**Supplied records**.
(begin)

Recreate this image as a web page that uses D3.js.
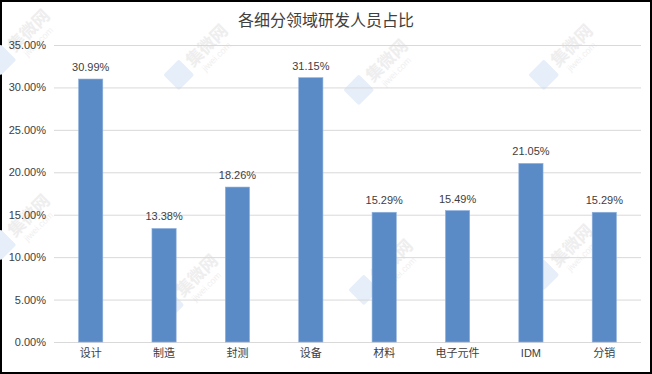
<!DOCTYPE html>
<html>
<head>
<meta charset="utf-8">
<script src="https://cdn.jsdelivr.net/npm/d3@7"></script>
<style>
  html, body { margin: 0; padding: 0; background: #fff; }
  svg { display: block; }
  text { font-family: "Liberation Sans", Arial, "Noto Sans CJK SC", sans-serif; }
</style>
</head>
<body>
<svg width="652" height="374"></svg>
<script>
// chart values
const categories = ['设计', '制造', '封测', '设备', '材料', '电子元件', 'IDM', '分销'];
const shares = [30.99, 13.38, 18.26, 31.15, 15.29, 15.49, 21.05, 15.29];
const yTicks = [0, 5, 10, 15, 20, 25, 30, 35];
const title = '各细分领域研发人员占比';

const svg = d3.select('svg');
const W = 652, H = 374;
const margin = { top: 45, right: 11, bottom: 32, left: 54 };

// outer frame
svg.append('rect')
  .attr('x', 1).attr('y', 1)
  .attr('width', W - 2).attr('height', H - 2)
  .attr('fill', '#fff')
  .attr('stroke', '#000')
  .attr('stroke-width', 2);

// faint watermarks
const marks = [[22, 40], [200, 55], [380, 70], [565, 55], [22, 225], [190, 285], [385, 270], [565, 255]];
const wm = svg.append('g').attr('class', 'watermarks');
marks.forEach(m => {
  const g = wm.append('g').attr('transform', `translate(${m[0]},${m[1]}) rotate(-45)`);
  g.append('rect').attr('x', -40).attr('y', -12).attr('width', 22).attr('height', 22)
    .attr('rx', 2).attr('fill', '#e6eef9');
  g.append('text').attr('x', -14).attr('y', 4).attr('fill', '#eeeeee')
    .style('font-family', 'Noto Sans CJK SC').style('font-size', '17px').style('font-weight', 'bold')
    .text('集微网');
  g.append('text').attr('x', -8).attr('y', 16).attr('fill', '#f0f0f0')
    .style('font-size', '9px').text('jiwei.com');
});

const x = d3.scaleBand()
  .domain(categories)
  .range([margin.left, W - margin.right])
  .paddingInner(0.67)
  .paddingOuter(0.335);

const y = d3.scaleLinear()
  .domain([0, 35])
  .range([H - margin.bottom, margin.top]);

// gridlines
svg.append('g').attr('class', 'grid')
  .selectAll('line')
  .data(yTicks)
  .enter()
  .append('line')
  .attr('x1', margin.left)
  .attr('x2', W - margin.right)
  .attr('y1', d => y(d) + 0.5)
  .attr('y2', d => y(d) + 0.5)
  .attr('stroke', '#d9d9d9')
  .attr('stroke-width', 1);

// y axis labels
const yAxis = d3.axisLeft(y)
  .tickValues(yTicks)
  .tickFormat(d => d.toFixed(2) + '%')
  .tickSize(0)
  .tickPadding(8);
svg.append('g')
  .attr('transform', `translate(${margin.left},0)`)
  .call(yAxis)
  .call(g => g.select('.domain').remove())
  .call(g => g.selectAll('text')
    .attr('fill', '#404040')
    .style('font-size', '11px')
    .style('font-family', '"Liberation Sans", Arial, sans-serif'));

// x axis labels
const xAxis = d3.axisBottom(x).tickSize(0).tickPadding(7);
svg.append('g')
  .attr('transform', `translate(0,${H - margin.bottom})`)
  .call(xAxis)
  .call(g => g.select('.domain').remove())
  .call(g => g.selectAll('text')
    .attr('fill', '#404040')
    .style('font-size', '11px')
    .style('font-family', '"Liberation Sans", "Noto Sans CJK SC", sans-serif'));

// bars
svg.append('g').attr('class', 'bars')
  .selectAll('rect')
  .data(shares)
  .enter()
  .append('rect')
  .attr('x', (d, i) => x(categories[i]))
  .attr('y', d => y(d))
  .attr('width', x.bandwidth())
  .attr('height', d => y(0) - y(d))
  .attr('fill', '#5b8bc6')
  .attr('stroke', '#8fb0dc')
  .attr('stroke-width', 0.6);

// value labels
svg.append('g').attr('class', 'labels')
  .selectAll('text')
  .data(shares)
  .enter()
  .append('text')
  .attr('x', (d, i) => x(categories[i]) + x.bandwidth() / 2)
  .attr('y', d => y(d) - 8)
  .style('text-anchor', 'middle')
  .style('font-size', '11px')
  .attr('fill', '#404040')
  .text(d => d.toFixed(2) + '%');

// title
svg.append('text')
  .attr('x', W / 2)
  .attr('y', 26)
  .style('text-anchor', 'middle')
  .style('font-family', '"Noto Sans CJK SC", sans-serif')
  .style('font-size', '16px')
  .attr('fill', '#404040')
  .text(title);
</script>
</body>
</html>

(end)
(begin)

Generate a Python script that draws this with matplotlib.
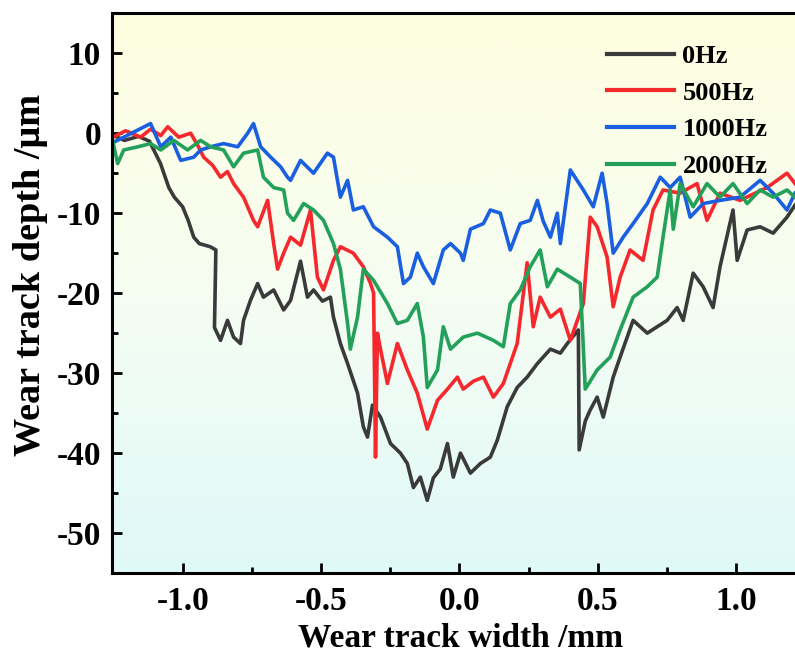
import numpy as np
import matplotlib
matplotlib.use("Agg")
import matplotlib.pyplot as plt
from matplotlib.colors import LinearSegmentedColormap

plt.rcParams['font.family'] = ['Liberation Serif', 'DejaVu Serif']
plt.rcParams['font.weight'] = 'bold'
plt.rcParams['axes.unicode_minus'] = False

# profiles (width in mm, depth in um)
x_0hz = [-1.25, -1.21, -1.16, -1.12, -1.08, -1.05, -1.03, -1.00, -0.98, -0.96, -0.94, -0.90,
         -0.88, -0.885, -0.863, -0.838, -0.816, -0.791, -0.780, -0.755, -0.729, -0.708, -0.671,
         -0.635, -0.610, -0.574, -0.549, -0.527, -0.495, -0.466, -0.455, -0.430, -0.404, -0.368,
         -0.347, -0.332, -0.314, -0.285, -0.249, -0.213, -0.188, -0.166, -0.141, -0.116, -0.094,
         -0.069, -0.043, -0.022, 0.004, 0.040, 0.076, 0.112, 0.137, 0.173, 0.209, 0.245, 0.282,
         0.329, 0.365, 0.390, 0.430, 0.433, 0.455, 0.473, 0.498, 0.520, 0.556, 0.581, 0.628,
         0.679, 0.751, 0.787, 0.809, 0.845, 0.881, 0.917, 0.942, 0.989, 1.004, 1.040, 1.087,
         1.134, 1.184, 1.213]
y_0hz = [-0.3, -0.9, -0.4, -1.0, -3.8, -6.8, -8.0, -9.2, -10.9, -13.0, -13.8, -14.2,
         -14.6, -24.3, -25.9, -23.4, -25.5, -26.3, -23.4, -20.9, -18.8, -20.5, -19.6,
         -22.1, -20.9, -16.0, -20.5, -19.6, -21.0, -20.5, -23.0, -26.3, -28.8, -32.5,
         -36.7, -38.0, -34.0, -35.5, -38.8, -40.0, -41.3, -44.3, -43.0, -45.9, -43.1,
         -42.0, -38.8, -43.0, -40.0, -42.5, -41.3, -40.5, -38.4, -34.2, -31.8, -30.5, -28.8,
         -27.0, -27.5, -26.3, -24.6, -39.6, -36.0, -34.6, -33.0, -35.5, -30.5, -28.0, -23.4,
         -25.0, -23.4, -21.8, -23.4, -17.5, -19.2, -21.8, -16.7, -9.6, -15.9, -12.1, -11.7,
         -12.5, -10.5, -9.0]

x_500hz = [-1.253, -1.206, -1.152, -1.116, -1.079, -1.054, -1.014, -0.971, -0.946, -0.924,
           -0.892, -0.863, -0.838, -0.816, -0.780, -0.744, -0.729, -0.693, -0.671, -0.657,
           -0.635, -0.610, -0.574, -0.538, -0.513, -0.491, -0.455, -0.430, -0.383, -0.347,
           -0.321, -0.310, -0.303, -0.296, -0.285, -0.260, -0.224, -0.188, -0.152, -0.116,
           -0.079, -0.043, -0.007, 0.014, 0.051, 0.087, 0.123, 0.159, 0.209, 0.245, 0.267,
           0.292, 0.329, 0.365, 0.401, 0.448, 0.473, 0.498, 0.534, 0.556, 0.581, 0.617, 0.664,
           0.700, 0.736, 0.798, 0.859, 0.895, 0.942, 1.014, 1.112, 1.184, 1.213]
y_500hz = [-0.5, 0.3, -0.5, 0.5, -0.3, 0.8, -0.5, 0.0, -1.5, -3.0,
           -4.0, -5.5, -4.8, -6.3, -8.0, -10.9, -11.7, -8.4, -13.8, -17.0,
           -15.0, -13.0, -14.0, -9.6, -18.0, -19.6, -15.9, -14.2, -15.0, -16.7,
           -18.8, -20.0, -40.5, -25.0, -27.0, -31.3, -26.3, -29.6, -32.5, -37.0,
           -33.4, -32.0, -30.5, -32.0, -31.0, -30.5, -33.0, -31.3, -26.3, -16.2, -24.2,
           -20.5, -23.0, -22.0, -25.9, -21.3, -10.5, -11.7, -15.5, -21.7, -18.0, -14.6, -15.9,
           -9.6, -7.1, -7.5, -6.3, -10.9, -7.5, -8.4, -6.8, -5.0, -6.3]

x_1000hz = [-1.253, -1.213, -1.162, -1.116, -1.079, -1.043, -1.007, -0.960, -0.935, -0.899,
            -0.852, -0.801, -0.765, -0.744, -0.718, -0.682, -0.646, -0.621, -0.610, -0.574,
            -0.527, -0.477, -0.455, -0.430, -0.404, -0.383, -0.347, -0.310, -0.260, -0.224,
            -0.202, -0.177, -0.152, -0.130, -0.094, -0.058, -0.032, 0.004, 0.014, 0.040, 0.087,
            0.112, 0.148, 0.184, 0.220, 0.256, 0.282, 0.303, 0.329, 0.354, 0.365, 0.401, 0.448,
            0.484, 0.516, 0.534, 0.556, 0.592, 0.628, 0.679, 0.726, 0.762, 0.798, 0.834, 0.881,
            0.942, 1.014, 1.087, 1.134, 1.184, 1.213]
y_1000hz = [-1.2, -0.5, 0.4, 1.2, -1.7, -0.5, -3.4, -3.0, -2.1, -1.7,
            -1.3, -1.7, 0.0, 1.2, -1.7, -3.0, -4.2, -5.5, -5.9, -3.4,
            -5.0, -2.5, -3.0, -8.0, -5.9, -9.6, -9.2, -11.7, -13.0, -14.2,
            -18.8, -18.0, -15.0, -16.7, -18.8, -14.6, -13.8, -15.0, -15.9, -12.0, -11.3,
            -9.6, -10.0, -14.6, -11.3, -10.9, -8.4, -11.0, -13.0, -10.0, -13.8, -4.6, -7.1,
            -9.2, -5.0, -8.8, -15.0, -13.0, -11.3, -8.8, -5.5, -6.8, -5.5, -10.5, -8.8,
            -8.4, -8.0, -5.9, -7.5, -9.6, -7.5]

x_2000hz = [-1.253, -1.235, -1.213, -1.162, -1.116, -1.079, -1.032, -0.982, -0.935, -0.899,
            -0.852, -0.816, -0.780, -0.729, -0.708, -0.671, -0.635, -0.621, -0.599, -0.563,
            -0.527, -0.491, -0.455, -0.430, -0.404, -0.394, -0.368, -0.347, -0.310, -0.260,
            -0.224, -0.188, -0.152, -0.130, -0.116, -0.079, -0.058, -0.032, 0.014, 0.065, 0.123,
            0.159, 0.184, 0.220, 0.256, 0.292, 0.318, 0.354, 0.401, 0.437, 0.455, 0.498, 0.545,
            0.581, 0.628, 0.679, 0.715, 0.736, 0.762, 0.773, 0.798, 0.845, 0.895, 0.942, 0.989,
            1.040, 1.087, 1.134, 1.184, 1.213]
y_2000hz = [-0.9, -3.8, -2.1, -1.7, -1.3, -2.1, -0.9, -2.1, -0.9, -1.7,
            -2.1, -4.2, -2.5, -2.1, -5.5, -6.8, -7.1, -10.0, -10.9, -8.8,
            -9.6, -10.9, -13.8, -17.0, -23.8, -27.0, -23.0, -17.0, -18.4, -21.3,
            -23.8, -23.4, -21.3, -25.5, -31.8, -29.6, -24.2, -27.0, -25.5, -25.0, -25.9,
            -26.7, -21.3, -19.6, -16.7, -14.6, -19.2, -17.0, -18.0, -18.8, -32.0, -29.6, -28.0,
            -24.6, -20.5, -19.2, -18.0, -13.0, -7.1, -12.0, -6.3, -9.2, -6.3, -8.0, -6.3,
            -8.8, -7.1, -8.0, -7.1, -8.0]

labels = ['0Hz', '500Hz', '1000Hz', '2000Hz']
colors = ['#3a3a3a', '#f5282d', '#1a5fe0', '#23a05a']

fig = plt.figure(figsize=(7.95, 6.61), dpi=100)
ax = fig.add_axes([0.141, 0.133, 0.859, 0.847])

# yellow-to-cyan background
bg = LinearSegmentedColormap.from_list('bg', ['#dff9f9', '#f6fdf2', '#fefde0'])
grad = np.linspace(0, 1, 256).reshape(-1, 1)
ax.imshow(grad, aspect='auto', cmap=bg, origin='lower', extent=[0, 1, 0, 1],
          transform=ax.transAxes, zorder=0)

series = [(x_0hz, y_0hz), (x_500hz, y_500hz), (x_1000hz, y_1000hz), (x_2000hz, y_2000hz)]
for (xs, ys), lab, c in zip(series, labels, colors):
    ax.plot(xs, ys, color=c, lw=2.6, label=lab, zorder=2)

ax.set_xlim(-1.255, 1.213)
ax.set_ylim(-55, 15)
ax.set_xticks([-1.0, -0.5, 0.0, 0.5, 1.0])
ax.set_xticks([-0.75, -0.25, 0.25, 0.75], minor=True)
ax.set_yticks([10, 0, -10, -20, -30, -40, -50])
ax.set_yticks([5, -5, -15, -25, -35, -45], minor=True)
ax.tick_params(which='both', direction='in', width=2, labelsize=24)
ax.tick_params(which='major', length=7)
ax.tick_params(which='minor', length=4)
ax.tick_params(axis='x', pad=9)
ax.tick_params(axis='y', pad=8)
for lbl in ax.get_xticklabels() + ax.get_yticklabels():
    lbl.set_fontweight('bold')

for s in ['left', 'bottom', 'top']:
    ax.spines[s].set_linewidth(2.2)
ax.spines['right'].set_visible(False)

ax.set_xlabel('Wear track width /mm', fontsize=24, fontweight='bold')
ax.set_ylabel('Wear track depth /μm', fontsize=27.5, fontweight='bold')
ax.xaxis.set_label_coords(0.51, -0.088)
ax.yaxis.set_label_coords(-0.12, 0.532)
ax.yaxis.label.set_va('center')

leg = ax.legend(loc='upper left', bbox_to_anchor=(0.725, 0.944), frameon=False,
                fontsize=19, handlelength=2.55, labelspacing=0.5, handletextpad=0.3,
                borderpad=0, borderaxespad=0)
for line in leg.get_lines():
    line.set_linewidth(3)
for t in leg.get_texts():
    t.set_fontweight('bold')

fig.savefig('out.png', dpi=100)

(end)
(begin)

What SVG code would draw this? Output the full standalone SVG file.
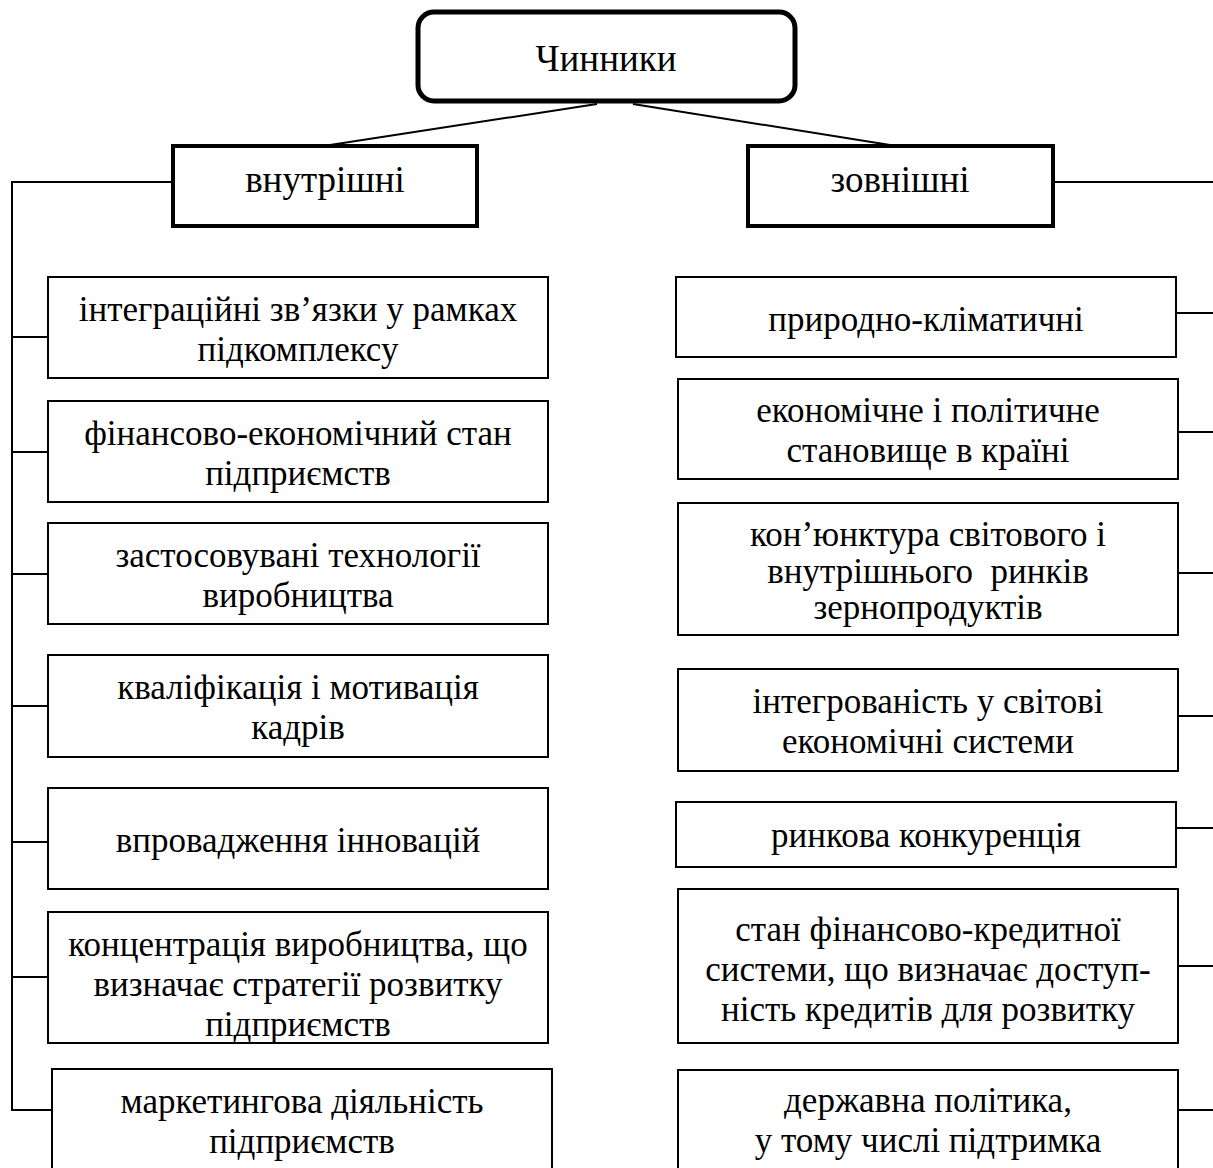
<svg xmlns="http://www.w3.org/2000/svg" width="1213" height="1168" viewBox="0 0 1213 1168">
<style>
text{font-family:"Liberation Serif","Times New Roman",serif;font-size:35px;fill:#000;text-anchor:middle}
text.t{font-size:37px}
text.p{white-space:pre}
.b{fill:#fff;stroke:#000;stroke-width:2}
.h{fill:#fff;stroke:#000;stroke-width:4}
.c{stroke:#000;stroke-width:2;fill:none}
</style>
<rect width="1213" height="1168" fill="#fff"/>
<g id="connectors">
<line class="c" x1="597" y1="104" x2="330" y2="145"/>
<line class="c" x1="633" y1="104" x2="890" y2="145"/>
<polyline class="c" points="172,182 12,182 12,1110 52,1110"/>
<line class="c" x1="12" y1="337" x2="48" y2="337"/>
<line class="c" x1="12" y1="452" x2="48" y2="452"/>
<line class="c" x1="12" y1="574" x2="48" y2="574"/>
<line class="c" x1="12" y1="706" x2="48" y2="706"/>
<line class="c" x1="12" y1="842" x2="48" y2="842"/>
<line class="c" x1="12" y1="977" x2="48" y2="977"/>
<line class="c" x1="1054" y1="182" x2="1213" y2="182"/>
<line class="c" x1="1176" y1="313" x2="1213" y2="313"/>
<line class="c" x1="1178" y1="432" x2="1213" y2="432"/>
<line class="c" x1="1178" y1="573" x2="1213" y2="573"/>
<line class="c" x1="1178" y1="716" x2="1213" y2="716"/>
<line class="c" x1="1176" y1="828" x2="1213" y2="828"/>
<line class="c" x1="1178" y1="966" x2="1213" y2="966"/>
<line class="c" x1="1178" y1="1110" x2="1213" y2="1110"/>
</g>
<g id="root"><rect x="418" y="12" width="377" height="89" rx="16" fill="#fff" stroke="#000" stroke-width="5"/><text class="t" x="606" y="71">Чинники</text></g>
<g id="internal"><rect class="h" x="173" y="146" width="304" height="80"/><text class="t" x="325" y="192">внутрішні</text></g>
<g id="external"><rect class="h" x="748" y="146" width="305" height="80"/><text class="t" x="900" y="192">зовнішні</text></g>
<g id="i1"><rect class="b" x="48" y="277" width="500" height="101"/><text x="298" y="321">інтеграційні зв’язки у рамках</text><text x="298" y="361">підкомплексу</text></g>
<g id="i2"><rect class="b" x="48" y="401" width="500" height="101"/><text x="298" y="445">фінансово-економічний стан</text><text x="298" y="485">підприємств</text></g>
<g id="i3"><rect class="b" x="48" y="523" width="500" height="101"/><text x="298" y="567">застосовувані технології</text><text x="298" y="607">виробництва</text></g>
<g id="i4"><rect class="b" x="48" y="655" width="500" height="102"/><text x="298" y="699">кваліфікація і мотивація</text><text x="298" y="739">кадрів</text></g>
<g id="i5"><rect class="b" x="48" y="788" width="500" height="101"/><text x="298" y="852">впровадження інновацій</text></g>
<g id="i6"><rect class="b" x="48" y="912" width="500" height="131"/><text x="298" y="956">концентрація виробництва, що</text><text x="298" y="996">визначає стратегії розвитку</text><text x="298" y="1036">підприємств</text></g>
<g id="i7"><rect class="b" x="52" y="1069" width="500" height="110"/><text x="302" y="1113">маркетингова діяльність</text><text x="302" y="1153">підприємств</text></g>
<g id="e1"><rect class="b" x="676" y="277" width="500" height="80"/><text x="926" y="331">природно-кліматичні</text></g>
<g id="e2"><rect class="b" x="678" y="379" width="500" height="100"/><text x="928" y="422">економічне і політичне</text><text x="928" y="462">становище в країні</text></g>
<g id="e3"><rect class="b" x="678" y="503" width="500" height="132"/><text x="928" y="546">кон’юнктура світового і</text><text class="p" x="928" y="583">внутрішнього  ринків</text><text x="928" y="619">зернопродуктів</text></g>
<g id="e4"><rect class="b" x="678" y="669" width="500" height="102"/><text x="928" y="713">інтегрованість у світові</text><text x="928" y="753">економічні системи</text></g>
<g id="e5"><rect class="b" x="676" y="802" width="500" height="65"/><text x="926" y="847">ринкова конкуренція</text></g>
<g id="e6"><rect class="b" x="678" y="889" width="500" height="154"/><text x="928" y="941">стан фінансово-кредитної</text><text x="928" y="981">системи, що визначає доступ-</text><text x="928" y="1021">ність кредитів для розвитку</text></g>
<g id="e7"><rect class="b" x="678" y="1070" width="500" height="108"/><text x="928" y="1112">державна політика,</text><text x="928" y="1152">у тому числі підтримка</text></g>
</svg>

(end)

**Set exercise**. State how many lines of the records above contain the word "script", and give only that number.

**Written answer**. 4